■ **DATASET CONTENT**
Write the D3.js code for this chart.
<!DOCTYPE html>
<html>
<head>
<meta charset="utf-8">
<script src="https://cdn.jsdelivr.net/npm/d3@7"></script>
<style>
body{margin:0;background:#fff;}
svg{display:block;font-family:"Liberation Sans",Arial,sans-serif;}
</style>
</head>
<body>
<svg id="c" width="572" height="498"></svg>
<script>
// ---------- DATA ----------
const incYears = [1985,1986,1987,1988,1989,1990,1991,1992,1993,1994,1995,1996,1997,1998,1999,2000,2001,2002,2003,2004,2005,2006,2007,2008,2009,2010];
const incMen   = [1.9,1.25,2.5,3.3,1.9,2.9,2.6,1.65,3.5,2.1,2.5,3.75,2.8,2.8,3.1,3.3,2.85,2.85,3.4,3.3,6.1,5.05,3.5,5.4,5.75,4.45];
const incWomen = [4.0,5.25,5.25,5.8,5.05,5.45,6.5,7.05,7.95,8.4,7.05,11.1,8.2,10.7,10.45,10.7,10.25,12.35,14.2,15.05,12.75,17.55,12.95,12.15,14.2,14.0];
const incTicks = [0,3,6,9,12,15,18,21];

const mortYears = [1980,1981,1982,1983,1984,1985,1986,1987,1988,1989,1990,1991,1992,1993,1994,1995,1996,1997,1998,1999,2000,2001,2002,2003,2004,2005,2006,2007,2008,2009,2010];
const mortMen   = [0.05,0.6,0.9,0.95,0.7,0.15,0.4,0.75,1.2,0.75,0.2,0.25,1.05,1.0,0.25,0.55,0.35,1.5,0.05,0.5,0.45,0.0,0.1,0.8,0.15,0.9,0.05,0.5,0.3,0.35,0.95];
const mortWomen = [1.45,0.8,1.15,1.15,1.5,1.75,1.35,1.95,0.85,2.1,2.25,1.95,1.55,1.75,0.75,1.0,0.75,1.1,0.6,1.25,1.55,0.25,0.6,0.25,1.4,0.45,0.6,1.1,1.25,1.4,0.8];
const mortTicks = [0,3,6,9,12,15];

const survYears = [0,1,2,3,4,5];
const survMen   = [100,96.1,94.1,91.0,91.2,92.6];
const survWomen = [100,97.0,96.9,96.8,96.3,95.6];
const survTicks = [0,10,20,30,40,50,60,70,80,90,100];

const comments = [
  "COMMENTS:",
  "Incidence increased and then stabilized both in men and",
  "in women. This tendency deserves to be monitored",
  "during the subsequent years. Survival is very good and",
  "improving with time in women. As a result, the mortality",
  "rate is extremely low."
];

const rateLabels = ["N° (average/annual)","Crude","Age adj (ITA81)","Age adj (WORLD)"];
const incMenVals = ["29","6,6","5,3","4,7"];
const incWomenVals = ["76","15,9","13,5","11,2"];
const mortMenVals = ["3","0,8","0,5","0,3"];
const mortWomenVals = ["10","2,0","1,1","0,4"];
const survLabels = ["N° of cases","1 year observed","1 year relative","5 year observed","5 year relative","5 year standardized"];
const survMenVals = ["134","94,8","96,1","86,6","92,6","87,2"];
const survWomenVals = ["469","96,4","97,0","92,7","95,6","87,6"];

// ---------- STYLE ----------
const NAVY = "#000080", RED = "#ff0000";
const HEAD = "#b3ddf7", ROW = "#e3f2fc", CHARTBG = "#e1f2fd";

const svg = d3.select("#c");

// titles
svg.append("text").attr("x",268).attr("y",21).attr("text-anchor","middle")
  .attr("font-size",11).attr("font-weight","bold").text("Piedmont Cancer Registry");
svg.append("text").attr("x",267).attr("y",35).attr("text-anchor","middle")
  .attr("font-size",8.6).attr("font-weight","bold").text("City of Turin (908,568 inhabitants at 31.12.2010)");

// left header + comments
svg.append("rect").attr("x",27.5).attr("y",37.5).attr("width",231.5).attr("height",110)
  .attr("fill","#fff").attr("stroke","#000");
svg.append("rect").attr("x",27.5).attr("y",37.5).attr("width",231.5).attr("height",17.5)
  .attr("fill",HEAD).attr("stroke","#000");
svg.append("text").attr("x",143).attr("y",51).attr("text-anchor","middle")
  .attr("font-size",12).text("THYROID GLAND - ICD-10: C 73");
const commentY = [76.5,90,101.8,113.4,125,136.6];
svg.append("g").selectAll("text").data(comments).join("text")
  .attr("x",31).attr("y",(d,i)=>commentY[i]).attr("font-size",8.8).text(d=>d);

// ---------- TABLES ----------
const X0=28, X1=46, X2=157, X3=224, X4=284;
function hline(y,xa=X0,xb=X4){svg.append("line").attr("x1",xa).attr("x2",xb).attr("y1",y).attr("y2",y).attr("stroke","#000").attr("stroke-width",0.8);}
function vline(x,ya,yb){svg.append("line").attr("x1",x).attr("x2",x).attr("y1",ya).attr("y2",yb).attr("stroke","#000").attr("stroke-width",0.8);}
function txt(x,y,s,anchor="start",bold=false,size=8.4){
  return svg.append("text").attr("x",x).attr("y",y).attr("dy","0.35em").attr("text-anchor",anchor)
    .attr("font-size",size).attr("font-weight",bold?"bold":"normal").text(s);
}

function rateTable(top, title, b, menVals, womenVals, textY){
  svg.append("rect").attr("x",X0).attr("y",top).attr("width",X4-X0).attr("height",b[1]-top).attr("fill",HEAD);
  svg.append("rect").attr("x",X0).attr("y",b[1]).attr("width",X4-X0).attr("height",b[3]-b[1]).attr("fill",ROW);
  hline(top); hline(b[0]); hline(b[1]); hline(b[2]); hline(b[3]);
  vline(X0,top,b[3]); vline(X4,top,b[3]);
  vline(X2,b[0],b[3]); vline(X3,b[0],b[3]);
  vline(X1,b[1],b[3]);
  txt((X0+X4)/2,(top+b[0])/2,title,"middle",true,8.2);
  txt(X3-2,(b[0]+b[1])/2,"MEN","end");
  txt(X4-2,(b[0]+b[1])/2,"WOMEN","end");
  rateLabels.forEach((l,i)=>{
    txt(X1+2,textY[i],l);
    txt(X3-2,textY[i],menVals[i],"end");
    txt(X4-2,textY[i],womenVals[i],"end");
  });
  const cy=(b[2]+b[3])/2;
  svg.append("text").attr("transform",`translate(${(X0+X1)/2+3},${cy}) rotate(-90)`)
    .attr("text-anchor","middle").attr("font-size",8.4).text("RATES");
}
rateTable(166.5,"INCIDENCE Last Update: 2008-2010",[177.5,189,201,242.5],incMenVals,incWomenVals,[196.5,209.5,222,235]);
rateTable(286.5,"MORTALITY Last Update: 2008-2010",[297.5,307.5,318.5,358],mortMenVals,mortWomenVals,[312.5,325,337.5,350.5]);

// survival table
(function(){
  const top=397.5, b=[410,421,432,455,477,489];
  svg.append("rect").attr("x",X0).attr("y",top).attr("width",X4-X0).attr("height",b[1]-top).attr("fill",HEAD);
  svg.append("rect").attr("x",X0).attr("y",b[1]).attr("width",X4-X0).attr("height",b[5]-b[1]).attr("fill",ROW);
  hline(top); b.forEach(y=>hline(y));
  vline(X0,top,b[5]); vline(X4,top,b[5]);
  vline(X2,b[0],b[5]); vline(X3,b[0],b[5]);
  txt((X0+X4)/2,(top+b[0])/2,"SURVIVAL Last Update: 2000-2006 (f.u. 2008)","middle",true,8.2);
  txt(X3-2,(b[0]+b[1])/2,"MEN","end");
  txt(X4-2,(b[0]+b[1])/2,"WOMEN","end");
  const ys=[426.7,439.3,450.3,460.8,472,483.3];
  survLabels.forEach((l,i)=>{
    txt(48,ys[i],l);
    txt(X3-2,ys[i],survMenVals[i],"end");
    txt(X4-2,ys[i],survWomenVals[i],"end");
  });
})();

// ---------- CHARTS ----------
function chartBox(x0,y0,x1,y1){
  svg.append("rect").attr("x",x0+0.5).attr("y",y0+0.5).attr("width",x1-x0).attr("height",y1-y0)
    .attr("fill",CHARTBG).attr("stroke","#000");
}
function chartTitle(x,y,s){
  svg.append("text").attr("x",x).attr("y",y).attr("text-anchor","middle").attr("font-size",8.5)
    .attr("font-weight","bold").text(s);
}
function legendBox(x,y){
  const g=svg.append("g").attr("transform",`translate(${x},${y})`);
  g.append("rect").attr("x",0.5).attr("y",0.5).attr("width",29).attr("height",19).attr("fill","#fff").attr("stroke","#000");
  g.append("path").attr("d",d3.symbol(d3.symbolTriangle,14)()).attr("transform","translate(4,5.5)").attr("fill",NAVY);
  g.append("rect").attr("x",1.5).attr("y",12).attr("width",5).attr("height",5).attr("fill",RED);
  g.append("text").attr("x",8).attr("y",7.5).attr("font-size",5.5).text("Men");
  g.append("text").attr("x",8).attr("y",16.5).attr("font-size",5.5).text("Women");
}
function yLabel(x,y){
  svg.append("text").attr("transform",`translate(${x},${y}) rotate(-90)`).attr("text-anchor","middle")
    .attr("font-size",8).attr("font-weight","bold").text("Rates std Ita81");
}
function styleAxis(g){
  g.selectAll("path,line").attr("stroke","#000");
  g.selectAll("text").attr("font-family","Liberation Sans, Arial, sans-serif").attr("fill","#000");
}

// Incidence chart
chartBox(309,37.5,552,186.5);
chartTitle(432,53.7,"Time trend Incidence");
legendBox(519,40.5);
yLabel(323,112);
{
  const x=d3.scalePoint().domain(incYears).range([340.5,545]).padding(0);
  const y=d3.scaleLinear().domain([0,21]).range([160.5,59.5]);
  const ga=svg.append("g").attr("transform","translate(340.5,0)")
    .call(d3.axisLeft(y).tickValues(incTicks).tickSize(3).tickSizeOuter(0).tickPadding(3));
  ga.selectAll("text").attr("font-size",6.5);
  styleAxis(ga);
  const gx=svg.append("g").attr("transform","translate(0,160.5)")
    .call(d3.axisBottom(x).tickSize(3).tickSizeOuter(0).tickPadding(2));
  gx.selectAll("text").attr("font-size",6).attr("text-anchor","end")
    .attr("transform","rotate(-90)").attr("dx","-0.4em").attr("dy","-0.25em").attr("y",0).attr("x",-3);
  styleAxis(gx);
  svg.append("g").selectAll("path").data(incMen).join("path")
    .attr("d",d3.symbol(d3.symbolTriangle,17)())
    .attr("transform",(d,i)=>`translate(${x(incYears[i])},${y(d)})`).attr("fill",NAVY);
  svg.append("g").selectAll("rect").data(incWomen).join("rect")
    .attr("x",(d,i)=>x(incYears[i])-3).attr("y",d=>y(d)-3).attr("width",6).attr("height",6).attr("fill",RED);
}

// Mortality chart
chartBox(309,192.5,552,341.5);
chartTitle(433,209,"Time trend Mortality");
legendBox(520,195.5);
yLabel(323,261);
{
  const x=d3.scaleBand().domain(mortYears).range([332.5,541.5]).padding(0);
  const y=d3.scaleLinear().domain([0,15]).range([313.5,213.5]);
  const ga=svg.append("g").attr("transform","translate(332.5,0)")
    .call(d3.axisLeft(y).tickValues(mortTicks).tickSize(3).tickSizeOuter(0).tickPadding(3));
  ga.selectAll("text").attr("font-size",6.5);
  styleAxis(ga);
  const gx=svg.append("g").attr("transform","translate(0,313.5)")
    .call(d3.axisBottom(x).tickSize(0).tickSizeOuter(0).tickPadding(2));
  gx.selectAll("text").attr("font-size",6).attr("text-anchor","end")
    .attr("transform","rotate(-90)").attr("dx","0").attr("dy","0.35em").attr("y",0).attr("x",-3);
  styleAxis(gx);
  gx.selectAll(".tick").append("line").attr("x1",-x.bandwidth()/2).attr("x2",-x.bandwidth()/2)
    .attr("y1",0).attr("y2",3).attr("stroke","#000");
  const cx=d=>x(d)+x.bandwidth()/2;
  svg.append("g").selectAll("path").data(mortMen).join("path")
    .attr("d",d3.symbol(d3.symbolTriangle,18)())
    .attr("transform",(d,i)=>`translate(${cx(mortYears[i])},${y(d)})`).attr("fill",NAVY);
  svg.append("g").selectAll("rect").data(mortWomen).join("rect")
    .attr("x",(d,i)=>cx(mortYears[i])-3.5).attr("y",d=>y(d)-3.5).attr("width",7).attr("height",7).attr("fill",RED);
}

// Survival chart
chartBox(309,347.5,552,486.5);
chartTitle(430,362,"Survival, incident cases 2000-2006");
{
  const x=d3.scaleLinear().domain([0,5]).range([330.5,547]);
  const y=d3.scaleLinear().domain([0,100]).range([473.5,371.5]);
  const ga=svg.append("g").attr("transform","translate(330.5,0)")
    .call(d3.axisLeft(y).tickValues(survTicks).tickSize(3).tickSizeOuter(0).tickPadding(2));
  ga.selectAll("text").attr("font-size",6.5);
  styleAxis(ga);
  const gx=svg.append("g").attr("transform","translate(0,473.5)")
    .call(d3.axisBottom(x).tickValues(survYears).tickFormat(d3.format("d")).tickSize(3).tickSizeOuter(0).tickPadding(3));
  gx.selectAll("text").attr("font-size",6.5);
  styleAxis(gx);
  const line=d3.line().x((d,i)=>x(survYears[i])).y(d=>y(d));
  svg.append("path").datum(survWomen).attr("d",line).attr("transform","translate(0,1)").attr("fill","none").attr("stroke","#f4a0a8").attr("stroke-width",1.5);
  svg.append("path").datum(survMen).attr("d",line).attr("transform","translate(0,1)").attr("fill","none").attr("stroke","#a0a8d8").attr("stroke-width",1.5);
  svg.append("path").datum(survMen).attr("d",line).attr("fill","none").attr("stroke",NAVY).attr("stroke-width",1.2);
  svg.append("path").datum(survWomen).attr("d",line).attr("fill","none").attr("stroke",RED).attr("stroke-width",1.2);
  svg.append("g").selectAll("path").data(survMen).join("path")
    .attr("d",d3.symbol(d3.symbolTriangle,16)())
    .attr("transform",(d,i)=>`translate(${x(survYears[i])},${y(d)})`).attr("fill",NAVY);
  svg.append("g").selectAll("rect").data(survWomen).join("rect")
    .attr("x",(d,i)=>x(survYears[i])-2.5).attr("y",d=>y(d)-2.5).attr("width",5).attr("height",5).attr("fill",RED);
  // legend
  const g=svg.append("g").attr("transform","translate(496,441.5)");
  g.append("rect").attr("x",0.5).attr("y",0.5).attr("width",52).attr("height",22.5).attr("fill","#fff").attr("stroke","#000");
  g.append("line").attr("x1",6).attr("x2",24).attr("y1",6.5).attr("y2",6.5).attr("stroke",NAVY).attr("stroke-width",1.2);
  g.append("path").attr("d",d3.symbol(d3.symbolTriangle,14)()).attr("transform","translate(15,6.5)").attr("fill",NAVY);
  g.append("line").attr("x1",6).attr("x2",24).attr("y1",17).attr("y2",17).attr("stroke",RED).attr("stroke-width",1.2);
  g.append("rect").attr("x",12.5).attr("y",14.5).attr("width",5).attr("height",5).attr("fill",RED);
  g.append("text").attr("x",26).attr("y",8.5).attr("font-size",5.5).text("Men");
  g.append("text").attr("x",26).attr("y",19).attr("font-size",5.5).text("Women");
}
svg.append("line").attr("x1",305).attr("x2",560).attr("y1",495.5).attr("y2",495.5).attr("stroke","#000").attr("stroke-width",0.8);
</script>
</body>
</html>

■ **AIM**
Quote exactly the opening line of the material above and every line after it, up to and including the line that contains "const survTicks = [0,10,20,30,40,50,60,70,80,90,100];".

■ **FULL RESPONSE**
Write the D3.js code for this chart.
<!DOCTYPE html>
<html>
<head>
<meta charset="utf-8">
<script src="https://cdn.jsdelivr.net/npm/d3@7"></script>
<style>
body{margin:0;background:#fff;}
svg{display:block;font-family:"Liberation Sans",Arial,sans-serif;}
</style>
</head>
<body>
<svg id="c" width="572" height="498"></svg>
<script>
// ---------- DATA ----------
const incYears = [1985,1986,1987,1988,1989,1990,1991,1992,1993,1994,1995,1996,1997,1998,1999,2000,2001,2002,2003,2004,2005,2006,2007,2008,2009,2010];
const incMen   = [1.9,1.25,2.5,3.3,1.9,2.9,2.6,1.65,3.5,2.1,2.5,3.75,2.8,2.8,3.1,3.3,2.85,2.85,3.4,3.3,6.1,5.05,3.5,5.4,5.75,4.45];
const incWomen = [4.0,5.25,5.25,5.8,5.05,5.45,6.5,7.05,7.95,8.4,7.05,11.1,8.2,10.7,10.45,10.7,10.25,12.35,14.2,15.05,12.75,17.55,12.95,12.15,14.2,14.0];
const incTicks = [0,3,6,9,12,15,18,21];

const mortYears = [1980,1981,1982,1983,1984,1985,1986,1987,1988,1989,1990,1991,1992,1993,1994,1995,1996,1997,1998,1999,2000,2001,2002,2003,2004,2005,2006,2007,2008,2009,2010];
const mortMen   = [0.05,0.6,0.9,0.95,0.7,0.15,0.4,0.75,1.2,0.75,0.2,0.25,1.05,1.0,0.25,0.55,0.35,1.5,0.05,0.5,0.45,0.0,0.1,0.8,0.15,0.9,0.05,0.5,0.3,0.35,0.95];
const mortWomen = [1.45,0.8,1.15,1.15,1.5,1.75,1.35,1.95,0.85,2.1,2.25,1.95,1.55,1.75,0.75,1.0,0.75,1.1,0.6,1.25,1.55,0.25,0.6,0.25,1.4,0.45,0.6,1.1,1.25,1.4,0.8];
const mortTicks = [0,3,6,9,12,15];

const survYears = [0,1,2,3,4,5];
const survMen   = [100,96.1,94.1,91.0,91.2,92.6];
const survWomen = [100,97.0,96.9,96.8,96.3,95.6];
const survTicks = [0,10,20,30,40,50,60,70,80,90,100];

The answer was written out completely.